January 4th, 2007 at 9:53 am
Can’t stop reading this article till the end. What a ‘page-turner’!!! (I can’t find another term to explain
January 6th, 2007 at 7:14 pm
Great story, Bjorn. Glad Ivana got her beloved hand-machine back.
January 23rd, 2007 at 7:45 am
Bjorn, taking a hard line with reference to …. ” just maybe… I had turned it on on Ivana’s number when I was playing with it before? ” .. Now that you have made it open you did enable this facility on Ivana’s china mobile service, you not just owe an explaination to Ivana about ‘why u had enabled a tracking device for her’ but we also need a explanation since Ivana is our good friend and we’d like to stand up for her now. I know Ivana, she’s probably too elated that she found her lovely fone but hiding beneith this fact is the question — Was it a complete accident that her “ni zai na li” status was set to always respond to requests for location coming from bjorn’s mobile … Now explain this to us. You have all my respect and i look forward to your response. Your Good friend, Vineet
January 23rd, 2007 at 10:13 am
Ouch, that was harsh. It was like I said, it was open from when I was playing with the service before; it’s probably at least two years ago so I don’t even remember. Looking at the possible settings it appears that it is not possible to limit by phone number, so it is set to respond to ALL requests. (I’ll make sure to let Ivana know about that!)
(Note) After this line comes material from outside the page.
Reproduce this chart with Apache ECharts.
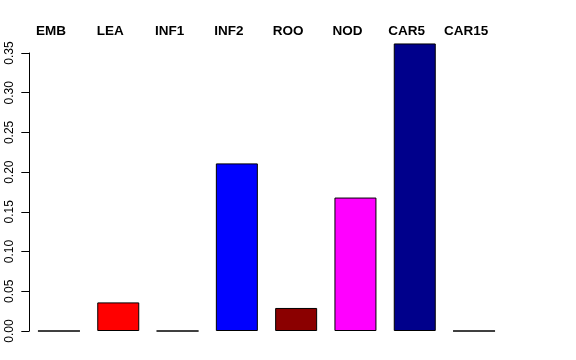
<!DOCTYPE html>
<html>
<head>
<meta charset="utf-8">
<script src="https://cdn.jsdelivr.net/npm/echarts@6/dist/echarts.min.js"></script>
<style>html,body{margin:0;padding:0;background:#fff;}#c{width:576px;height:360px;}</style>
</head>
<body>
<div id="c"></div>
<script>
const categories = ['EMB', 'LEA', 'INF1', 'INF2', 'ROO', 'NOD', 'CAR5', 'CAR15'];
const values = [0, 0.036, 0, 0.211, 0.029, 0.168, 0.362, 0];
const colors = ['#000000', '#FF0000', '#000000', '#0000FF', '#8B0000', '#FF00FF', '#00008B', '#000000'];
const yTicks = [0, 0.05, 0.10, 0.15, 0.20, 0.25, 0.30, 0.35];

const chart = echarts.init(document.getElementById('c'), null, {renderer: 'canvas'});
chart.setOption({
  animation: false,
  grid: {left: 29.3, right: 72.3, top: 53, bottom: 29, containLabel: false},
  xAxis: {
    type: 'category',
    data: categories,
    position: 'top',
    axisLine: {show: false},
    axisTick: {show: false},
    axisLabel: {
      fontFamily: 'Liberation Sans',
      fontWeight: 'bold',
      fontSize: 13.5,
      color: '#000',
      margin: 15,
      padding: [0, 16, 0, 0]
    }
  },
  yAxis: {
    type: 'value',
    min: 0,
    max: yTicks[yTicks.length - 1],
    interval: 0.05,
    splitLine: {show: false},
    axisLine: {show: true, lineStyle: {color: '#000', width: 1}},
    axisTick: {show: true, length: 8, lineStyle: {color: '#000'}},
    axisLabel: {
      rotate: 90,
      fontFamily: 'Liberation Sans',
      fontSize: 12,
      color: '#000',
      margin: 14,
      formatter: v => v.toFixed(2)
    }
  },
  series: [{
    type: 'bar',
    clip: false,
    barWidth: 42,
    data: values.map((v, i) => ({value: v, itemStyle: {color: colors[i]}})),
    itemStyle: {borderColor: '#000', borderWidth: 1}
  }]
});
</script>
</body>
</html>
I can see the privacy issues involved, and with the current all-or-nothing setting it’s not a very useful service. A more useful service might be to have anyone with a user-changeable password be able to query a phone’s location. Since you’re the only one that knows the password, only you can query the phone’s location.
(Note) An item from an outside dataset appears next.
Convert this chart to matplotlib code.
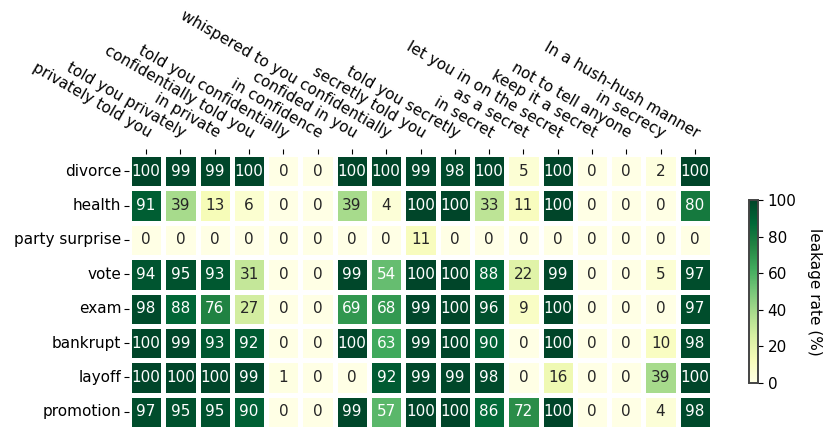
import numpy as np
import matplotlib
matplotlib.use('Agg')
import matplotlib.pyplot as plt
import seaborn as sns

# phrases (columns) and secret topics (rows)
phrases = ['privately told you', 'told you privately', 'in private',
           'confidentially told you', 'told you confidentially', 'in confidence',
           'confided in you', 'whispered to you confidentially', 'secretly told you',
           'told you secretly', 'in secret', 'as a secret', 'let you in on the secret',
           'keep it a secret', 'not to tell anyone', 'in secrecy', 'In a hush-hush manner']
topics = ['divorce', 'health', 'party surprise', 'vote', 'exam', 'bankrupt', 'layoff', 'promotion']

# leakage rate (%)
divorce   = [100, 99, 99, 100, 0, 0, 100, 100, 99, 98, 100, 5, 100, 0, 0, 2, 100]
health    = [91, 39, 13, 6, 0, 0, 39, 4, 100, 100, 33, 11, 100, 0, 0, 0, 80]
party     = [0, 0, 0, 0, 0, 0, 0, 0, 11, 0, 0, 0, 0, 0, 0, 0, 0]
vote      = [94, 95, 93, 31, 0, 0, 99, 54, 100, 100, 88, 22, 99, 0, 0, 5, 97]
exam      = [98, 88, 76, 27, 0, 0, 69, 68, 99, 100, 96, 9, 100, 0, 0, 0, 97]
bankrupt  = [100, 99, 93, 92, 0, 0, 100, 63, 99, 100, 90, 0, 100, 0, 0, 10, 98]
layoff    = [100, 100, 100, 99, 1, 0, 0, 92, 99, 99, 98, 0, 16, 0, 0, 39, 100]
promotion = [97, 95, 95, 90, 0, 0, 99, 57, 100, 100, 86, 72, 100, 0, 0, 4, 98]

rates = np.array([divorce, health, party, vote, exam, bankrupt, layoff, promotion])

fs = 11
fig = plt.figure(figsize=(8.3, 4.4), dpi=100)
ax = fig.add_axes([129/830, 1-429/440, 583/830, 275/440])
cax = fig.add_axes([749/830, 1-383/440, 9/830, 183/440])

sns.heatmap(rates, ax=ax, cbar_ax=cax, cmap='YlGn', vmin=0, vmax=100,
            annot=True, fmt='d', annot_kws={'fontsize': fs},
            linewidths=3.5, linecolor='white',
            xticklabels=phrases, yticklabels=topics)

ax.xaxis.tick_top()
ax.tick_params(axis='x', length=3.5, width=0.8, pad=6)
ax.tick_params(axis='y', length=3.5, width=0.8, pad=2)
plt.setp(ax.get_xticklabels(), rotation=-30, ha='right', va='bottom',
         rotation_mode='anchor', fontsize=fs)
plt.setp(ax.get_yticklabels(), rotation=0, fontsize=fs)

cax.tick_params(labelsize=fs, length=3.5)
cax.set_ylabel('leakage rate (%)', rotation=270, labelpad=18, fontsize=fs)
for s in cax.spines.values():
    s.set_visible(True)
    s.set_color('#444444')
    s.set_linewidth(1.2)

fig.savefig('out.png', dpi=100)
January 23rd, 2007 at 3:59 pm
Hey Bjorn, was just giving you a little hard time
you came out clean just to let you know!! … Hey i though the service enabling was actually for an individual phone number… From when i played with this service, when a user trys to get your phone’s location, you are notified by SMS about the phone number seeking your location and requires you to SMS back with a “Y” or a “AY” .. Y is give this requesting phone user the location data only once, subsequent requests from the user will still be notified & need approval by SMS …. AY is give the requesting phone user access to my location with out prompting me. … If AY enables everyone that’s a real privacy trap, i think it’s scary, in which case ivana should turn it off immediately and someone needs to tell china mobile about this.. looking forward to seeing you here for Skiing… cheers! Vineet
January 23rd, 2007 at 6:10 pm
The settings on my phone are: SHARE, DON’T SHARE, or ASK ME FOR PERMISSION. I tried with Michael (he’s got it set to ASK FOR PERMISSION) and all it asked him was to ALLOW or CANCEL. There was no ALWAYS ALLOW THIS PHONE NUMBER option.
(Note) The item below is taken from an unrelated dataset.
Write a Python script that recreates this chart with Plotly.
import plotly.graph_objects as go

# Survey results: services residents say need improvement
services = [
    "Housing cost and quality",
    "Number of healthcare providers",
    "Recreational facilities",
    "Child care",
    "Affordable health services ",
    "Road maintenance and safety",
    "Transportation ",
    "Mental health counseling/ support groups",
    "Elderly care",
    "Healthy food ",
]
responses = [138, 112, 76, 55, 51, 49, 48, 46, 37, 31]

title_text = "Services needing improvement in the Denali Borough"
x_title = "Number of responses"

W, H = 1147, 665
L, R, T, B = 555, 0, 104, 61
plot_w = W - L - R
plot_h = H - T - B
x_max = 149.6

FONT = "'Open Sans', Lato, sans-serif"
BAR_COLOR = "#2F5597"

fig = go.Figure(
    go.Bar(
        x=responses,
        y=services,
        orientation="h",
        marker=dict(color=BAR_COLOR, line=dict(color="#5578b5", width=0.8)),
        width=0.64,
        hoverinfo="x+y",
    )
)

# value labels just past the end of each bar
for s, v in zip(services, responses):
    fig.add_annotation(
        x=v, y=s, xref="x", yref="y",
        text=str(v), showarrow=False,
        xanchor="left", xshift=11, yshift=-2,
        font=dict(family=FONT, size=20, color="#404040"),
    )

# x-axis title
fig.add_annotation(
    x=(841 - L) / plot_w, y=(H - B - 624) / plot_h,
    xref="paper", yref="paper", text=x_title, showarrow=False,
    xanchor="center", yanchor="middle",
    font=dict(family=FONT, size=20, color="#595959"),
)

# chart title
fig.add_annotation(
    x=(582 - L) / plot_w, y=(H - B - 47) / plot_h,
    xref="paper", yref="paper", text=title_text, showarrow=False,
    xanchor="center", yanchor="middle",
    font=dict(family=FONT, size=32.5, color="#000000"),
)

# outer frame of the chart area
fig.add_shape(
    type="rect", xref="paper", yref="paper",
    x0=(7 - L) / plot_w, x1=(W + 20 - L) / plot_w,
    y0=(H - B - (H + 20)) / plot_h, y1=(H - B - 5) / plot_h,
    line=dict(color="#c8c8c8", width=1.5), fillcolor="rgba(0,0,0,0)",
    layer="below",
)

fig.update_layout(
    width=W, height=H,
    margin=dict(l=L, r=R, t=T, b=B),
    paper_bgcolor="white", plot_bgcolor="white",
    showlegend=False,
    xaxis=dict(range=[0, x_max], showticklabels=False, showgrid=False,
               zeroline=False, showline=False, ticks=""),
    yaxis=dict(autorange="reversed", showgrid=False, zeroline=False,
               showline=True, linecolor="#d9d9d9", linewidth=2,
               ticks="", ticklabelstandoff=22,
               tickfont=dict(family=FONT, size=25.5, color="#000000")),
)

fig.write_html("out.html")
January 24th, 2007 at 2:58 am
Hmm thats pretty nasty.
February 25th, 2007 at 12:30 pm
A nice story! cmcc should translate it to chinese and spread this post allover the world, then more and more people will use their location sevice - a backhole for user to hurt his/her cell phone. Hmm, a good idea for user.
But, if that theft take battery out and change his SIM card, or his bag is made of some material like aluminum foil(the correct use is wrap food)?